Thursday, July 25, 2013

Brouwerij West (San Jose, CA)

When stopping at a place like Binny's in Schaumburg, it's hard to choose sometimes. One wall of the warehouse is just for beer.  Delightfully confusing as to what to pick.

On my last visit from Chicago, the Brouwerij West labels caught my eye. I bought pretty bottles on the fly with no name recognition or research. Generally, quality and attitude match either.  I thought the focus on art would signal similarly high brewing standards: wrong.

Tasting at home, I started light and worked up. Surprised I bought a blond, I don't think I noticed the name because it was this label that first drew my attention. Shimmering gold ale with a slight haze from me overpouring the sediment that I didn't expect. Snow white head that lingers forever into a thick lace.  Sweet corn and light bread in the nose with a bit of spice. With corn and spice on the tongue, it's more like a high end macro than a Belgian blond, but cleanly brewed and perfectly fine.

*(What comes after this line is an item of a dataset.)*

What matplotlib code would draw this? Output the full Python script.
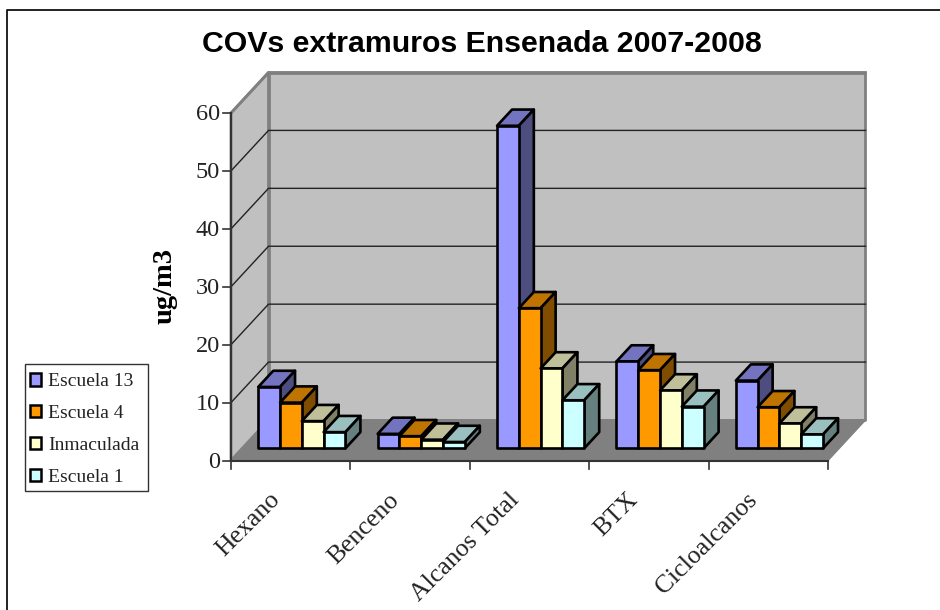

Reading the website, the brewer has a particular attitude.  As a statement of philosophy, "We make beer in classic belgian style with mostly belgian ingredients. Our beer is dry and refreshing. We make no IPA and have no barrel aging or spices." The lowercase Belgian caught my eye, as well as the "no IPA". From my experience, Belgian brewers show little regard for rules or styles, so the attitude of no spices or barrel aging is odd.  
I hoped that moving on would bring some improvement.  To the Saison: extra hazy dark yellow with a white head; light pepper and spice in the nose per the style; taste is muddled and dull without much of the nose making it to the tongue. I poured it correctly but there's an odd yeasty twang that that lingers that I'm not thrilled to drink.

Half way through my BW bottles and not impressed so far.  Perusing further into the website, the brewery, contrary to branding rules, changes the artwork for a beer over time, expanding the artists used on the labels. Again, I like the concept but only if the beer is as worthy as the concept. So far the beer is lacking compared to the high ideals, but there's two left to try.

The Tripel is a hazy orange to amber with an off white head.  Nose has a nice hoppy spice, pepper and  lemon, but the taste is again muddled and out of balance. Three is a trend and the brewery has what my wife calls 't IJ Syndrome. When we visited 't IJ (prounounced "et eye") in Amsterdam, my wife noted that all of the beers tasted the same (because of the house yeast).  BW also have a house taste, and not to its advantage like 't IJ, which continues with my final bottle, Mor Mor. A quadrupel, Mor Mor has an acidic cherry bite with some dark fruit underneath and a head that was rocky and irregular and went flat quickly with boozy nose. Inelegant and raw, I preferred the blond in spite of quad being a favored style.

I like the art of the Brouwerij West but not impressed by the beer at all.  No repeat customer here. When I put the brewery in my database, it appears just before Westvleteren.  While I get "Brewery West" for a California brewery, the coincidence seems a bit contrived. Regardless of intent, my overall impression is that the brewery needs to focus more on flavor and less on extraneous details. Unfortunately, my leap of faith wasn't rewarded this time and definitely not worth the couple of days of beer quota to drink them.

Beer friend Al was also on this Chicago trip and bought some of the same Brouwerij West beers.  Check out his more positive perspective.


  1. I haven't gotten to my bottles yet. Thanks for the warning.

  2. Hi!
    Really appreciate you taking the time to write this review. Since you are an artist(poet) I know you understand how exciting it is to have your work out in the world and to receive feedback. Both good and bad.
    I am sorry that my simple beer company did not resonate with you. Brouwerij West is the end product of my 7 years working closely with many Belgian Breweries and most of the American Craft breweries.(i started a speciality belgian sugar import and distribution company)
    For brouwerij west, my goal is to brew great beer and to eliminate all the typical ad copy and let artists control all the content of the beer labels while they paid for the art and they receive full credit. Additionally, the name Brouwerij West, is intended as the combination of my Belgian working history and the beers being brewed in California. Not to rest next to Westvleteren.(I think they are actually, Trappist Westvleteren - not brouwerij) As for the spices and IPA's.. I like both but prefer not brew them.
    After all not every brewer in Belgium brews all Belgian styles. Orval brews a single beer!
    Anyway, we are finally building our own brewery in Los Angeles. If you are in the area, stop by. I'll buy you a beer(one from another brewery!) It would be great to meet with you and to hear your perspective.

    Best regards,

    brian mercer - brouwerij west

  3. Thanks for the response Brian. I like your word "resonate" to describe a reaction to a beer. I know that there are a lot of a beers in the world that resonate with other people that don't strike a chord with me, which I try to make clear in my reviews that this is my personal tasting.

    I am planning to trip LA in the future (used to live there and still visit friends occasionally)and would happily visit brouwerij west for a tour and a local tasting. I will let you know if I'm in the area. Good luck and happy brewing.